3.【Explicitly starting the task prior to the loop and stopping the task after the execution of the loop significantly improves performance. 】Here it should be saying: explicitly calling DAQmx Stop Task VI after the loop (in which DAQmx Read VI will be called) can significantly improve performance. But this call happens after the call to DAQmx Read VI, so how does it in turn affect the behavior of DAQmx Read VI? (Does it happen at compile time?)
4.If I only explicitly call DAQmx Start Task VI before the loop and do not explicitly call DAQmx Stop Task VI after the loop (instead, I end the task with DAQmx Clear Task VI or something like that), will the 【Stop the task after the last sample is acquired]】in 【when using the DAQmx Read VI with the autostart property set to True, the DAQmx Read VI will start the acquisition task and stop the task once the last sample is acquired. 】still happen automatically? If so, does the explicit call to DAQmx Start Task VI before the loop still serve to improve performance?
5.Is there a difference in the behavior of DAQmx Start Task VI for continuous and finite sampling?

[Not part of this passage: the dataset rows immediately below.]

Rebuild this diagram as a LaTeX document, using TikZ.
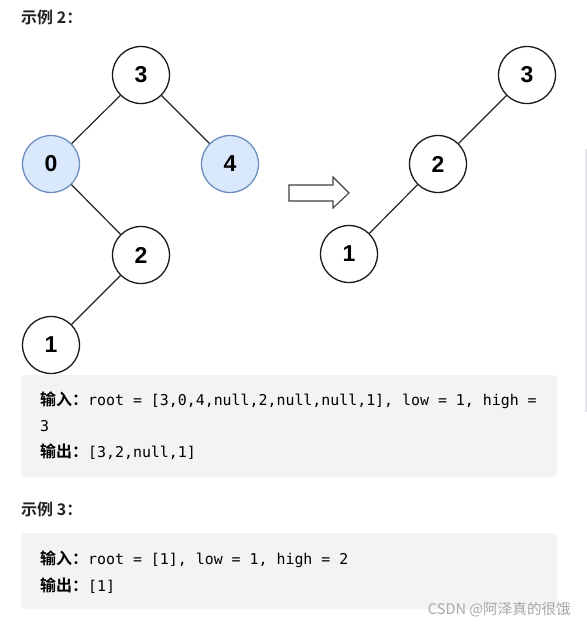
\documentclass[tikz,border=0pt]{standalone}
\usepackage{fontspec}
\setmainfont{Liberation Sans}
\setmonofont{DejaVu Sans Mono}
\newfontfamily\cjk{Noto Sans CJK SC}
\newfontfamily\cjkb{Noto Sans CJK SC Bold}
\definecolor{nodeblue}{HTML}{DAE8FC}
\definecolor{edgeblue}{HTML}{6C8EBF}
\definecolor{codebg}{HTML}{F2F3F5}
\definecolor{txt}{HTML}{222222}
\definecolor{wm}{HTML}{A8A8A8}
\definecolor{sideline}{HTML}{E5E4EA}
\begin{document}
\begin{tikzpicture}[x=1pt,y=-1pt,
  tn/.style={circle,draw=black!90,line width=1.3pt,minimum size=57pt,inner sep=0pt,
    font=\fontsize{23}{23}\selectfont\bfseries,fill=white},
  bn/.style={tn,fill=nodeblue,draw=edgeblue},
  edge/.style={line width=1.2pt,draw=black!85},
  head/.style={anchor=base west,inner sep=0pt,text=txt,font=\fontsize{16}{16}\cjkb},
  codeline/.style={anchor=base west,inner sep=0pt,text=black},
  box/.style={fill=codebg,rounded corners=4pt,draw=none}]
\useasboundingbox (0,0) rectangle (587,625);
\fill[white] (0,0) rectangle (587,625);
% header
\node[head] (h2) at (21,23) {示例 2：};
% left tree
\node[tn] (a3) at (141,75) {3};
\node[bn] (a0) at (51,164) {0};
\node[bn] (a4) at (230,164) {4};
\node[tn] (a2) at (141,255) {2};
\node[tn] (a1) at (51,345) {1};
\draw[edge] (a3) -- (a0);
\draw[edge] (a3) -- (a4);
\draw[edge] (a0) -- (a2);
\draw[edge] (a2) -- (a1);
% arrow
\draw[line width=1.1pt,draw=black!75,fill=white,line join=miter]
  (289,185) -- (333,185) -- (333,177) -- (349,193) -- (333,208) -- (333,201) -- (289,201) -- cycle;
% right tree
\node[tn] (b3) at (527,75) {3};
\node[tn] (b2) at (438,164) {2};
\node[tn] (b1) at (349,254) {1};
\draw[edge] (b3) -- (b2);
\draw[edge] (b2) -- (b1);
% side line
\fill[sideline] (584.5,149) rectangle (586.5,412);
% box 1
\fill[box] (21,375) rectangle (557,477);
\node[codeline] (l1) at (40,405) {{\fontsize{16}{16}\cjkb 输入：}{\fontsize{14.9}{15}\ttfamily root = [3,0,4,null,2,null,null,1], low = 1, high =}};
\node[codeline] (l2) at (40,431) {{\fontsize{14.9}{15}\ttfamily 3}};
\node[codeline] (l3) at (40,457) {{\fontsize{16}{16}\cjkb 输出：}{\fontsize{14.9}{15}\ttfamily [3,2,null,1]}};
% header 3
\node[head] (h3) at (21,515) {示例 3：};
% box 2
\fill[box] (21,533) rectangle (557,609);
\node[codeline] (m1) at (40,564) {{\fontsize{16}{16}\cjkb 输入：}{\fontsize{14.9}{15}\ttfamily root = [1], low = 1, high = 2}};
\node[codeline] (m2) at (40,591) {{\fontsize{16}{16}\cjkb 输出：}{\fontsize{14.9}{15}\ttfamily [1]}};
% watermark
\node[anchor=base east,inner sep=0pt,text=wm,font=\fontsize{14.6}{15}\cjk] (wmk) at (571,614) {CSDN @阿泽真的很饿};
\end{tikzpicture}
\end{document}
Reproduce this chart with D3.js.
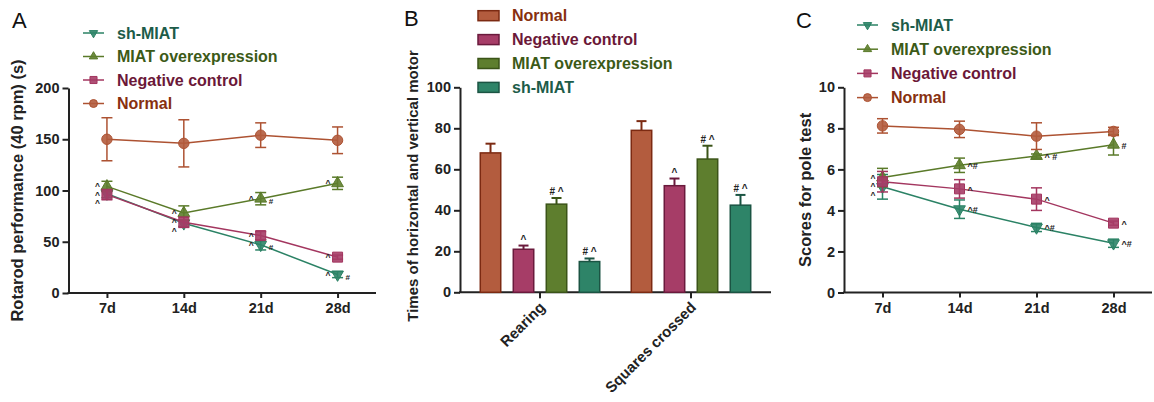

My understanding is that calling DAQmx Start Task VI in continuous sampling will start the acquisition regardless of whether DAQmx Read VI is called or not, while in finite acquisition, calling DAQmx Start Task VI will cause the program to transform into the running state, but not really start the acquisition until DAQmx Read VI is called. Is this understanding correct?
There are a bit too many questions and I hope someone in the forum can answer some of them. Many thanks.
Well if you don’t call Start, the Read will start it implicitly if the according property is true.
For continuous infinite acquisition there is no automatic stop and you need to Stop or Clear the task to end the acquisition even if it was started implicitly.
On the other hand a finite acquisition will always stop as soon as the number of scans that was set has been acquired, and an extra explicit Stop after that won’t really do anything (maybe it returns a warning about that).
The best way to reduce overhead when starting (or re-starting) a task is to first use DAQmx Control Task to "commit" the task before you start it. This advances the task state as far as possible without putting it into the run state, so when you *do* call DAQmx Start, you'll have minimal overhead. Here's a starting point for how it'd look:
Committing the task allows DAQmx Start to execute faster (because it has less to do). And then when you call DAQmx Stop, the task only reverts back to the committed state, so the next Start on the next iteration will *also* execute faster with minimal overhead. And so on.
This can be a useful pattern when you have a Finite Sampling task with a Start Trigger and a device that doesn't support hardware-level retriggering. It minimizes the gap time from the end of one finite capture until the task gets re-started, ready for the next trigger.
-Kevin P